I’m a big fan of the sorts of punishments Manda spoke about, I remember insisting to the school that my son get consequences when he was playing around and broke a hall clock (I suggested helping the janitor for a few days, given that he’d given the guy some extra work).

Being a product of the “beat 'em into submission” education system, all I can say is that if any teacher tried to do to my son what some of my teachers did to us kids, well, the lawsuit that followed may just be the least of their problems.

Nope. I’ve never hit my son, and I’ll be damned if anyone else will.

If you’re talking about the “Paddlin’ Peggy” episode, you might want to note-in the end, corporal punishment was discouraged.

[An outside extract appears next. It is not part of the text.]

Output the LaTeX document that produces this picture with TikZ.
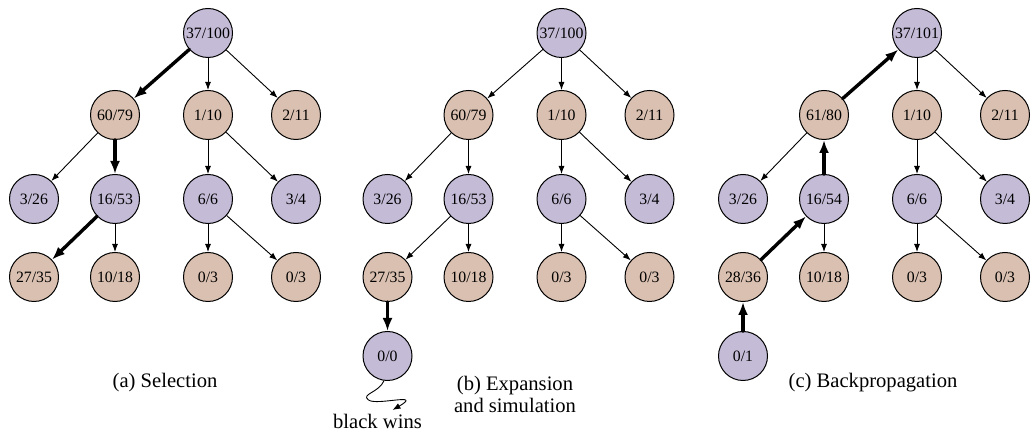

The episode spoke out against it, not for it.

I am a teacher.

35 years ago, when I was a pupil, we had corporal punishment at my school. It was usually the same few boys who regularly got it. (Makes you wonder how effective it was).
We were also called by our surnames throughout our time there and were not even allowed to talk in the corridors (!).
Some teachers would throw the wooden chalk duster at a pupil. Occasionally it hit the wrong kid. We did not complain, because we saw the staff as the all-powerful opposition. We didn’t tell our parents about abuses, because the Headmaster was an authority figure. For the same reason, our parents did not visit the school to complain about anything.
I remember summoning up the courage to ask a teacher to help a friend of mine who was being bullied by a gang. His response was ‘tell him to be a man and stand up for himself.’

Fortunately the UK stopped corporal punishment decades ago.
I use the unpleasant experiences above to help me support my pupils. My School has an anti-bullying code, but this only works if the kids feel able to tell a teacher.

I can assure you that a teenager is extremely unlikely to confide in a teacher who hits pupils.

Those interested in an alternative to corporal punishment, or the overuse of ISS, may wish to check out PBIS…a comprehensive approach to school discipline.

Also…check out Peacebuilders for related topics.